Boscobel House is a Grade II* listed building in the Shropshire local planning authority area, England. A Tudor Farmhouse, hunting lodge.
Boscobel House
- WRENN ID
- rooted-stair-birch
- Grade
- II*
- Local Planning Authority
- Shropshire
- Country
- England
- Type
- Farmhouse, hunting lodge
- Period
- Tudor
- Source
- Historic England listing
Description
Boscobel House is a farmhouse and hunting lodge of significant historical importance. A 16th-century farmhouse was remodelled as a hunting lodge for John Giffard between around 1600 and 1630, then extended in the 19th century.
The building is timber framed with close studding, almost completely hidden behind cement render, and has plain tiled roofs. It comprises 2 storeys with an attic over a cellar. The main front has 3 bays to the west, with a lower gabled cross wing to the left forming the western bay of the original 16th-century farmhouse, later incorporated as a parlour to the lodge in the late 18th century.
The most prominent feature is a large side stack in the centre of the west elevation, with offsets to left and right. The front of this stack is painted with decorative features including false lattice casements. The fenestration is irregular, with a tall stair window to the left above a simple doorway, paired sashes of around 1816 to the ground floor right with Gothic leading, and a gabled end to the south, slightly jettied to first floor and attic, with similar windows. An angled turret at the south-east corner, formerly for a staircase, also has Gothic sashes. The cross wing has 19th-century casements on each floor, with a wide 2-light segmental-headed window on the ground floor and a projecting entrance to the right with a gabled timber lattice porch.

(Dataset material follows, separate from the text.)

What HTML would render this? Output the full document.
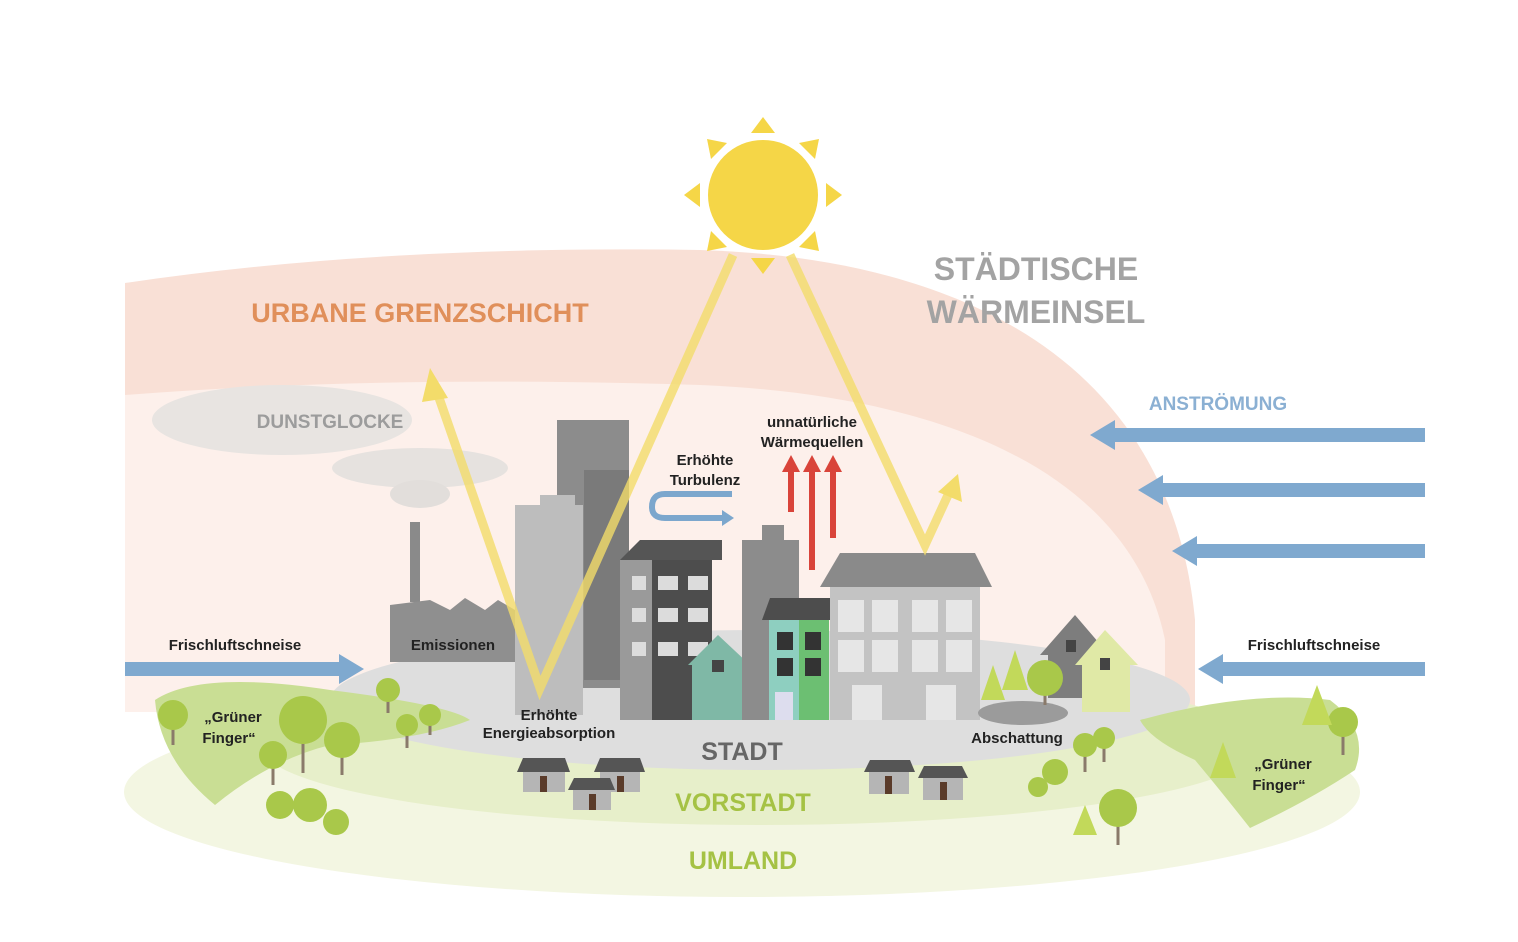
<!DOCTYPE html>
<html><head><meta charset="utf-8"><style>
html,body{margin:0;padding:0;background:#fff}
svg{display:block}
text{font-family:"Liberation Sans",sans-serif;font-weight:bold}
</style></head><body>
<svg width="1518" height="942" viewBox="0 0 1518 942" xmlns="http://www.w3.org/2000/svg">
<rect width="1518" height="942" fill="#fff"/>
<!-- pink dome -->
<path d="M125,283 Q380,245 700,250 C960,258 1170,360 1195,620 L1195,712 L125,712 Z" fill="#f9e0d6"/>
<path d="M125,395 Q380,375 700,385 C940,395 1130,470 1165,640 L1165,712 L125,712 Z" fill="#fdf0eb"/>
<!-- ground -->
<ellipse cx="742" cy="792" rx="618" ry="105" fill="#f3f6e2"/>
<ellipse cx="760" cy="745" rx="500" ry="80" fill="#e7efca"/>
<ellipse cx="760" cy="700" rx="430" ry="70" fill="#dedede"/>
<!-- green fingers -->
<path d="M155,700 Q200,670 330,690 Q450,705 470,720 Q420,740 330,745 Q270,760 215,805 Q160,760 155,700 Z" fill="#c9de94"/>
<path d="M1140,720 Q1250,690 1330,700 Q1370,730 1355,770 Q1310,800 1250,828 Q1220,790 1195,760 Q1150,740 1140,720 Z" fill="#c9de94"/>
<!-- dunstglocke -->
<ellipse cx="282" cy="420" rx="130" ry="35" fill="#e8e4e1"/>
<ellipse cx="420" cy="468" rx="88" ry="20" fill="#e6e2df"/>
<ellipse cx="420" cy="494" rx="30" ry="14" fill="#e2dedb"/>
<!-- factory -->
<rect x="410" y="522" width="10" height="80" fill="#8a8a8a"/>
<path d="M390,605 L430,600 L450,610 L465,598 L485,610 L498,600 L515,610 L515,662 L390,662 Z" fill="#8f8f8f"/>
<!-- towers -->
<rect x="557" y="420" width="72" height="268" fill="#8c8c8c"/>
<rect x="515" y="505" width="68" height="210" fill="#bdbdbd"/>
<rect x="540" y="495" width="35" height="12" fill="#bdbdbd"/>
<rect x="584" y="470" width="45" height="210" fill="#7a7a7a"/>
<!-- dark apartment -->
<path d="M620,560 L640,540 L722,540 L722,560 Z" fill="#555"/>
<rect x="620" y="560" width="35" height="160" fill="#9a9a9a"/>
<rect x="652" y="560" width="60" height="160" fill="#4d4d4d"/>
<g fill="#dcdcdc"><rect x="632" y="576" width="14" height="14"/><rect x="658" y="576" width="20" height="14"/><rect x="688" y="576" width="20" height="14"/>
<rect x="632" y="608" width="14" height="14"/><rect x="658" y="608" width="20" height="14"/><rect x="688" y="608" width="20" height="14"/>
<rect x="632" y="642" width="14" height="14"/><rect x="658" y="642" width="20" height="14"/><rect x="688" y="642" width="20" height="14"/></g>
<!-- teal house -->
<path d="M688,665 L718,635 L750,665 L744,665 L744,720 L692,720 L692,665 Z" fill="#7fb8a6"/>
<rect x="712" y="660" width="12" height="12" fill="#444"/>
<!-- grey tower right -->
<rect x="742" y="540" width="57" height="180" fill="#8c8c8c"/>
<rect x="762" y="525" width="22" height="16" fill="#8c8c8c"/>
<!-- green/teal tall house -->
<path d="M762,620 L770,598 L830,598 L830,620 Z" fill="#4d4d4d"/>
<rect x="769" y="620" width="30" height="100" fill="#8ecfc0"/>
<rect x="799" y="620" width="30" height="100" fill="#6cbf72"/>
<g fill="#333"><rect x="777" y="632" width="16" height="18"/><rect x="805" y="632" width="16" height="18"/><rect x="777" y="658" width="16" height="18"/><rect x="805" y="658" width="16" height="18"/></g>
<rect x="775" y="692" width="18" height="28" fill="#dde"/>
<!-- big building -->
<path d="M820,587 L840,553 L975,553 L992,587 Z" fill="#8a8a8a"/>
<rect x="830" y="587" width="150" height="133" fill="#c3c3c3"/>
<g fill="#e6e6e6"><rect x="838" y="600" width="26" height="32"/><rect x="872" y="600" width="26" height="32"/><rect x="912" y="600" width="26" height="32"/><rect x="946" y="600" width="26" height="32"/>
<rect x="838" y="640" width="26" height="32"/><rect x="872" y="640" width="26" height="32"/><rect x="912" y="640" width="26" height="32"/><rect x="946" y="640" width="26" height="32"/>
<rect x="852" y="685" width="30" height="35"/><rect x="926" y="685" width="30" height="35"/></g>
<!-- right houses -->
<path d="M1040,655 L1075,615 L1105,650 L1100,650 L1100,698 L1048,698 L1048,655 Z" fill="#7d7d7d"/>
<rect x="1066" y="640" width="10" height="12" fill="#444"/>
<path d="M1075,665 L1105,630 L1138,665 L1130,665 L1130,712 L1082,712 L1082,665 Z" fill="#e0e9a6"/>
<rect x="1100" y="658" width="10" height="12" fill="#444"/>
<ellipse cx="1023" cy="713" rx="45" ry="12" fill="#9b9b9b"/>
<!-- small houses -->
<g>
<path d="M517,772 L523,758 L565,758 L570,772 Z" fill="#555"/><rect x="523" y="772" width="42" height="20" fill="#b5b5b5"/><rect x="540" y="776" width="7" height="16" fill="#5a3b2a"/>
<path d="M594,772 L600,758 L640,758 L645,772 Z" fill="#555"/><rect x="600" y="772" width="40" height="20" fill="#b5b5b5"/><rect x="617" y="776" width="7" height="16" fill="#5a3b2a"/>
<path d="M568,790 L574,778 L610,778 L615,790 Z" fill="#555"/><rect x="573" y="790" width="38" height="20" fill="#b5b5b5"/><rect x="589" y="794" width="7" height="16" fill="#5a3b2a"/>
<path d="M864,772 L870,760 L910,760 L915,772 Z" fill="#555"/><rect x="869" y="772" width="40" height="22" fill="#b5b5b5"/><rect x="885" y="776" width="7" height="18" fill="#5a3b2a"/>
<path d="M918,778 L924,766 L962,766 L968,778 Z" fill="#555"/><rect x="923" y="778" width="40" height="22" fill="#b5b5b5"/><rect x="940" y="782" width="7" height="18" fill="#5a3b2a"/>
</g>
<!-- trees -->
<g fill="#a9c84a" stroke="#8a7a6a" stroke-width="3">
<line x1="173" y1="715" x2="173" y2="745"/><circle cx="173" cy="715" r="15" stroke="none"/>
<line x1="303" y1="720" x2="303" y2="773"/><circle cx="303" cy="720" r="24" stroke="none"/>
<line x1="342" y1="740" x2="342" y2="775"/><circle cx="342" cy="740" r="18" stroke="none"/>
<line x1="273" y1="755" x2="273" y2="785"/><circle cx="273" cy="755" r="14" stroke="none"/>
<line x1="388" y1="690" x2="388" y2="713"/><circle cx="388" cy="690" r="12" stroke="none"/>
<line x1="407" y1="725" x2="407" y2="748"/><circle cx="407" cy="725" r="11" stroke="none"/>
<line x1="430" y1="715" x2="430" y2="735"/><circle cx="430" cy="715" r="11" stroke="none"/>
<circle cx="280" cy="805" r="14" stroke="none"/><circle cx="310" cy="805" r="17" stroke="none"/><circle cx="336" cy="822" r="13" stroke="none"/>
<line x1="1045" y1="680" x2="1045" y2="705"/><circle cx="1045" cy="678" r="18" stroke="none"/>
<line x1="1085" y1="745" x2="1085" y2="772"/><circle cx="1085" cy="745" r="12" stroke="none"/>
<line x1="1104" y1="738" x2="1104" y2="762"/><circle cx="1104" cy="738" r="11" stroke="none"/>
<circle cx="1038" cy="787" r="10" stroke="none"/><circle cx="1055" cy="772" r="13" stroke="none"/>
<line x1="1118" y1="808" x2="1118" y2="845"/><circle cx="1118" cy="808" r="19" stroke="none"/>
<line x1="1343" y1="722" x2="1343" y2="755"/><circle cx="1343" cy="722" r="15" stroke="none"/>
</g>
<g fill="#c2d95a">
<path d="M993,665 L1005,700 L981,700 Z"/><path d="M1015,650 L1028,690 L1002,690 Z"/>
<path d="M1085,805 L1097,835 L1073,835 Z"/><path d="M1223,742 L1236,778 L1210,778 Z"/><path d="M1317,685 L1332,725 L1302,725 Z"/>
</g>
<!-- sun -->
<circle cx="763" cy="195" r="55" fill="#f5d647"/>
<g fill="#f5d647">
<path d="M763,117 L775,133 L751,133 Z"/><path d="M763,274 L775,258 L751,258 Z"/>
<path d="M684,195 L700,183 L700,207 Z"/><path d="M842,195 L826,183 L826,207 Z"/>
<path d="M707,139 L727,143 L711,159 Z"/><path d="M819,139 L815,159 L799,143 Z"/>
<path d="M707,251 L711,231 L727,247 Z"/><path d="M819,251 L799,247 L815,231 Z"/>
</g>
<!-- rays -->
<g stroke="#f3dc6a" stroke-width="9" fill="none" opacity="0.8" stroke-linejoin="miter">
<polyline points="733,255 540,688 437,392"/>
<polyline points="790,255 925,545 948,495"/>
</g>
<path d="M430,368 L448,398 L422,402 Z" fill="#f3dc6a"/>
<path d="M958,474 L962,502 L938,492 Z" fill="#f3dc6a"/>
<!-- red arrows -->
<g fill="#d9443a">
<rect x="788" y="470" width="6" height="42"/><path d="M791,455 L800,472 L782,472 Z"/>
<rect x="809" y="470" width="6" height="100"/><path d="M812,455 L821,472 L803,472 Z"/>
<rect x="830" y="470" width="6" height="68"/><path d="M833,455 L842,472 L824,472 Z"/>
</g>
<!-- turbulence -->
<path d="M732,494 L665,494 Q652,494 652,507 Q652,518 665,518 L725,518" fill="none" stroke="#7ca7cd" stroke-width="6"/>
<path d="M722,510 L734,518 L722,526 Z" fill="#7ca7cd"/>
<!-- blue arrows -->
<g fill="#7fa9cf">
<rect x="1110" y="428" width="315" height="14"/><path d="M1090,435 L1115,420 L1115,450 Z"/>
<rect x="1158" y="483" width="267" height="14"/><path d="M1138,490 L1163,475 L1163,505 Z"/>
<rect x="1192" y="544" width="233" height="14"/><path d="M1172,551 L1197,536 L1197,566 Z"/>
<rect x="1218" y="662" width="207" height="14"/><path d="M1198,669 L1223,654 L1223,684 Z"/>
<rect x="125" y="662" width="218" height="14"/><path d="M364,669 L339,654 L339,684 Z"/>
</g>
<!-- labels -->
<text x="420" y="322" font-size="27" fill="#e08f5a" text-anchor="middle">URBANE GRENZSCHICHT</text>
<text x="1036" y="280" font-size="32" fill="#a3a3a3" text-anchor="middle">STÄDTISCHE</text>
<text x="1036" y="323" font-size="32" fill="#a3a3a3" text-anchor="middle">WÄRMEINSEL</text>
<text x="330" y="428" font-size="19" fill="#9c9c9c" text-anchor="middle">DUNSTGLOCKE</text>
<text x="1218" y="410" font-size="19" fill="#8bb0d3" text-anchor="middle">ANSTRÖMUNG</text>
<g font-size="15" fill="#222" text-anchor="middle">
<text x="812" y="427">unnatürliche</text><text x="812" y="447">Wärmequellen</text>
<text x="705" y="465">Erhöhte</text><text x="705" y="485">Turbulenz</text>
<text x="235" y="650">Frischluftschneise</text>
<text x="1314" y="650">Frischluftschneise</text>
<text x="453" y="650">Emissionen</text>
<text x="549" y="720">Erhöhte</text><text x="549" y="738">Energieabsorption</text>
<text x="1017" y="743">Abschattung</text>
<text x="233" y="722">„Grüner</text><text x="229" y="743">Finger“</text>
<text x="1283" y="769">„Grüner</text><text x="1279" y="790">Finger“</text>
</g>
<text x="742" y="760" font-size="25" fill="#666" text-anchor="middle">STADT</text>
<text x="743" y="811" font-size="25" fill="#a5c244" text-anchor="middle">VORSTADT</text>
<text x="743" y="869" font-size="25" fill="#a5c244" text-anchor="middle">UMLAND</text>
</svg>
</body></html>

To the rear, the 2-storeyed 16th-century farmhouse projects to the east for 3 bays, with timber framing showing square panelling and short tension braces, and irregular fenestration. Traces of a timber-framed firehood remain in the east wall of the first bay from the west, where the farmhouse and late 18th-century parlour meet. To the north-east stands a large 19th-century brick range with cross wing, painted black and white in imitation of timber framing.
The interior of the hunting lodge was considerably altered during the 19th century, with much of the panelling and decorative plastered friezes dating to this period. The principal ground floor room, known as the Dining Room and possibly the original hall, contains an 18th-century Purbeck marble fireplace after Batty Langley, with an overmantel decorated with scenes of Charles II's escape from Cromwell's men. The so-called Oratory in the south-east corner turret is perhaps more likely to have been a closet and the position of the original staircase. On the first floor, the right-hand room has a small closet or garderobe to the left of the fireplace with a Delft tile surround; the "hiding-place" in the floor of the closet is probably a 19th-century creation. The smaller room to the left, also panelled, was formed by partitioning off part of the larger room. The attic is now divided into 2 rooms. At the top of the stairs, which once continued to an upper garret, is the trap door to the secret cavity where Charles II is said to have spent the night after his flight from the Battle of Worcester in 1651; the inner room retains traces of wall painting.
The house is set in a reconstructed formal garden, which retains a 17th-century viewing platform. The house is a Scheduled Ancient Monument in Guardianship.